-- Goal --
Leave out the pictures, and write out exactly the lines from the beginning of the material to the line holding "ell_sig3, ell_sig1 = 8.16e5, 6.97e5", that line included, and nothing else.

-- Source material --
=======

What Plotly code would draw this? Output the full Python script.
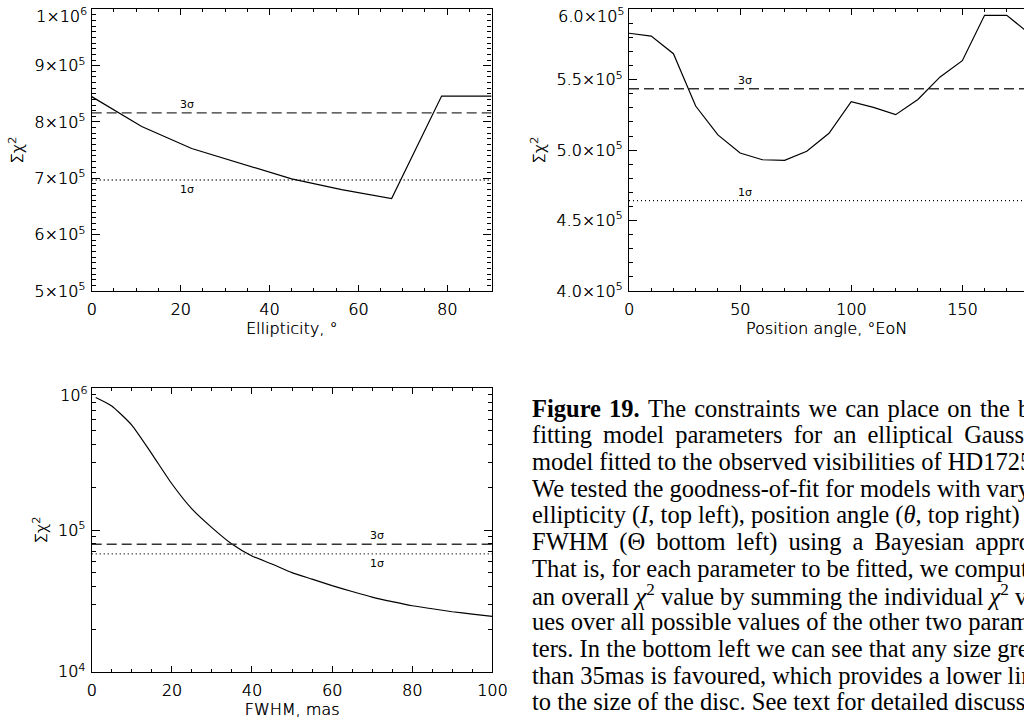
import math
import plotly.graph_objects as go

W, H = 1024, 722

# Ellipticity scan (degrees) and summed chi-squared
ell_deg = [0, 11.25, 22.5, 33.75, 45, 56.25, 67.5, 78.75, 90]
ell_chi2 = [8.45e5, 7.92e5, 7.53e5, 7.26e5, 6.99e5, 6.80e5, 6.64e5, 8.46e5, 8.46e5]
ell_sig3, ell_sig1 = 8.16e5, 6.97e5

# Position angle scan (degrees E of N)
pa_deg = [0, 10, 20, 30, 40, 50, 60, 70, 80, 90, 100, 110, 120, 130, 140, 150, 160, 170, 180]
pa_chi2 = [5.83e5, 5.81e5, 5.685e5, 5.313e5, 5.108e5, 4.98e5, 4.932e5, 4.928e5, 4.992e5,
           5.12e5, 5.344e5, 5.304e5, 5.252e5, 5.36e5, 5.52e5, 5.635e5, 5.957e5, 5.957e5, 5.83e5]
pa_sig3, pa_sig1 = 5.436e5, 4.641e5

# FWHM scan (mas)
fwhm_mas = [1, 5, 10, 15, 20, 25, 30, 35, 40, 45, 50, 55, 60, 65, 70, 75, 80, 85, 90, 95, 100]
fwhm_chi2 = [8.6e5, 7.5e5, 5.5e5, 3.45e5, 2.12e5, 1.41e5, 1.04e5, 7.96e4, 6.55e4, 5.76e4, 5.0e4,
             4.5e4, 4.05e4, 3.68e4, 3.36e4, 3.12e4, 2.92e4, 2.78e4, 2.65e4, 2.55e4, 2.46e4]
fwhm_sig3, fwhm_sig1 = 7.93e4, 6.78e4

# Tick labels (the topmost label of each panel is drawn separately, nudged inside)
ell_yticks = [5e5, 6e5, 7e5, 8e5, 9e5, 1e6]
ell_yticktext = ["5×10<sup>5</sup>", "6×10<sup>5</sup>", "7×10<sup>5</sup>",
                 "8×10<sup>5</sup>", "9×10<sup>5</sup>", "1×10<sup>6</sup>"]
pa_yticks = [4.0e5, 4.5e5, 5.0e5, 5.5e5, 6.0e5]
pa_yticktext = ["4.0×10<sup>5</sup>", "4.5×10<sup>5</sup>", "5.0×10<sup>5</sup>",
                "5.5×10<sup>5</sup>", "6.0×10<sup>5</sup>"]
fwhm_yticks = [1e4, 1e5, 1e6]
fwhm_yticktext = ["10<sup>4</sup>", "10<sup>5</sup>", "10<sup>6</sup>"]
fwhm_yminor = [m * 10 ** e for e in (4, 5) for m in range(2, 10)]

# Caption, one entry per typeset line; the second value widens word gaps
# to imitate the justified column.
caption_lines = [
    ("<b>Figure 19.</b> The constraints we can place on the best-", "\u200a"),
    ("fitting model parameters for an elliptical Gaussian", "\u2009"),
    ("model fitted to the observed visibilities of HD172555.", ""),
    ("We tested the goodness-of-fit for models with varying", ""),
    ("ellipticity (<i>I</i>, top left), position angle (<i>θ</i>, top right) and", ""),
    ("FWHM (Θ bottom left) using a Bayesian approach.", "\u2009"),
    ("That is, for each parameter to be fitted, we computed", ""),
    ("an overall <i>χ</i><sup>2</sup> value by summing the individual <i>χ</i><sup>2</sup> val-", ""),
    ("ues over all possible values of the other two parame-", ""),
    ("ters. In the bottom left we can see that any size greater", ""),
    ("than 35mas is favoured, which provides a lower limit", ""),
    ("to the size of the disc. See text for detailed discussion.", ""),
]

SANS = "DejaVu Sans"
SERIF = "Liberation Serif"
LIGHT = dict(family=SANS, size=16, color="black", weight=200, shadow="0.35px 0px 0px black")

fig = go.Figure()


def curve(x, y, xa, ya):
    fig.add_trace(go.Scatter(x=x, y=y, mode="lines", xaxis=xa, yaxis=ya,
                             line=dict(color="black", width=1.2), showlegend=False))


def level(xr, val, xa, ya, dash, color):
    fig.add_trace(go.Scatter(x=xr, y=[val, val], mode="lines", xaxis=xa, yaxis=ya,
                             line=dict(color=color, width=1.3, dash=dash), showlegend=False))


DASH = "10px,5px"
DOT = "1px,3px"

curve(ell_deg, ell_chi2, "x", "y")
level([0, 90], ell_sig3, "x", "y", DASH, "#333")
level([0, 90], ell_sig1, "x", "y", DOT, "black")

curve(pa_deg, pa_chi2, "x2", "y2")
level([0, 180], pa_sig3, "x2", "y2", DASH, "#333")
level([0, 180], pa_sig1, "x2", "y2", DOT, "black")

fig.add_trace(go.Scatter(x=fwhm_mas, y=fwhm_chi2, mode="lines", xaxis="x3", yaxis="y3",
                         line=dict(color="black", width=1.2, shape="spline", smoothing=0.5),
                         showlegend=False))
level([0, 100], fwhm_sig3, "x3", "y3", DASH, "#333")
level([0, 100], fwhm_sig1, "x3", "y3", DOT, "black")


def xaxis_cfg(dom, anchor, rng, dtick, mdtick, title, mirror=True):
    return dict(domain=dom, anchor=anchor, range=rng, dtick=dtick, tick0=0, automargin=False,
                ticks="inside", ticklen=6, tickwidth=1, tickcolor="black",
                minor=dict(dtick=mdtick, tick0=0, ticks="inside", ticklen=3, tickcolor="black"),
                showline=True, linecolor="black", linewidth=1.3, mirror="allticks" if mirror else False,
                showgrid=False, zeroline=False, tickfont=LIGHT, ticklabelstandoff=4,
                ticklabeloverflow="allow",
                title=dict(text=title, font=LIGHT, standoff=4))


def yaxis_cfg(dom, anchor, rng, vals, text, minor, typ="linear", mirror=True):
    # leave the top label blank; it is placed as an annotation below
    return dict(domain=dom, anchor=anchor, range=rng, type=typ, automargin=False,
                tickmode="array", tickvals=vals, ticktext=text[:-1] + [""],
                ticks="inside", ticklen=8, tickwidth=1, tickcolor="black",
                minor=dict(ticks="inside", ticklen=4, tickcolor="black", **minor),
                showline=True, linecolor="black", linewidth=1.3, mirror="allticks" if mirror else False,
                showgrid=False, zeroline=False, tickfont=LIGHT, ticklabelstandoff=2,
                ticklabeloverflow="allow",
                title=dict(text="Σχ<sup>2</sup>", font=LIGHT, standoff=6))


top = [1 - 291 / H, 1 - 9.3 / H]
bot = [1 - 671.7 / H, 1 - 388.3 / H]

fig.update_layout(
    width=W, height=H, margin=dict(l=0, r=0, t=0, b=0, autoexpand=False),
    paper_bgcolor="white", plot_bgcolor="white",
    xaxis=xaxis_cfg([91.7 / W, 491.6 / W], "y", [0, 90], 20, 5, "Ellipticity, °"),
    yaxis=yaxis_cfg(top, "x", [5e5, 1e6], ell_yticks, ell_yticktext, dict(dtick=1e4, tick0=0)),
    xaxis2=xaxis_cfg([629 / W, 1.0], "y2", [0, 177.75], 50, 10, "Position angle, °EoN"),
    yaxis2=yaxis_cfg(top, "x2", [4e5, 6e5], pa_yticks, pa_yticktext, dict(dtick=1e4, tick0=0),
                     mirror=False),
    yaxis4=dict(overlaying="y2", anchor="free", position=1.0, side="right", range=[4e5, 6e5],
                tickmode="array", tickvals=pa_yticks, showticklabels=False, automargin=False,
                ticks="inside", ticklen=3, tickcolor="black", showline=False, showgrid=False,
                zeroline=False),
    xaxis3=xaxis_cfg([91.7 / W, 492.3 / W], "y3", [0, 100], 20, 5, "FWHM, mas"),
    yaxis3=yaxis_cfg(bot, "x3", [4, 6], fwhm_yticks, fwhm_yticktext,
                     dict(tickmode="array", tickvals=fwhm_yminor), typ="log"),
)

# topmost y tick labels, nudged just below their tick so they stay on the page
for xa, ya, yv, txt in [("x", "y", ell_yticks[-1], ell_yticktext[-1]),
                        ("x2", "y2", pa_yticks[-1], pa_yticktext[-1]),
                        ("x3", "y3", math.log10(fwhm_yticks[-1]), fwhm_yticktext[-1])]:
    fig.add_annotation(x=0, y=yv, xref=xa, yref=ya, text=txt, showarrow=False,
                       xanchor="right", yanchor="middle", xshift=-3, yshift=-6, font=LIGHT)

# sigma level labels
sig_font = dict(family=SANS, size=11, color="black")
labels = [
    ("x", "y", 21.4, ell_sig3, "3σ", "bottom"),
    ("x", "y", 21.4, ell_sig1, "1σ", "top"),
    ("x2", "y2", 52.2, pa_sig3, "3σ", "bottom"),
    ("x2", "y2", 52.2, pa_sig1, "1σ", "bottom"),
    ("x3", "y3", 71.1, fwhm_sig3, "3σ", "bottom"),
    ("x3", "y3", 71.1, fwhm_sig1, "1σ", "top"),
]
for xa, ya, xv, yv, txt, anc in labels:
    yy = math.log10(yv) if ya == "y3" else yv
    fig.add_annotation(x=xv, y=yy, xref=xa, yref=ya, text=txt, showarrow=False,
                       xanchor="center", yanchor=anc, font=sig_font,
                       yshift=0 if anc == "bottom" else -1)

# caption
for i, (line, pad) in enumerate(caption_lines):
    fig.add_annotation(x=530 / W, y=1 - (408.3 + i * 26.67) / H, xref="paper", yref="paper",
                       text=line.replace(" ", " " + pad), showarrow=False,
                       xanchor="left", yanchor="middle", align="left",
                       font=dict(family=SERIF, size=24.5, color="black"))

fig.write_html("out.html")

=======

-- Written answer --
What Plotly code would draw this? Output the full Python script.
import math
import plotly.graph_objects as go

W, H = 1024, 722

# Ellipticity scan (degrees) and summed chi-squared
ell_deg = [0, 11.25, 22.5, 33.75, 45, 56.25, 67.5, 78.75, 90]
ell_chi2 = [8.45e5, 7.92e5, 7.53e5, 7.26e5, 6.99e5, 6.80e5, 6.64e5, 8.46e5, 8.46e5]
ell_sig3, ell_sig1 = 8.16e5, 6.97e5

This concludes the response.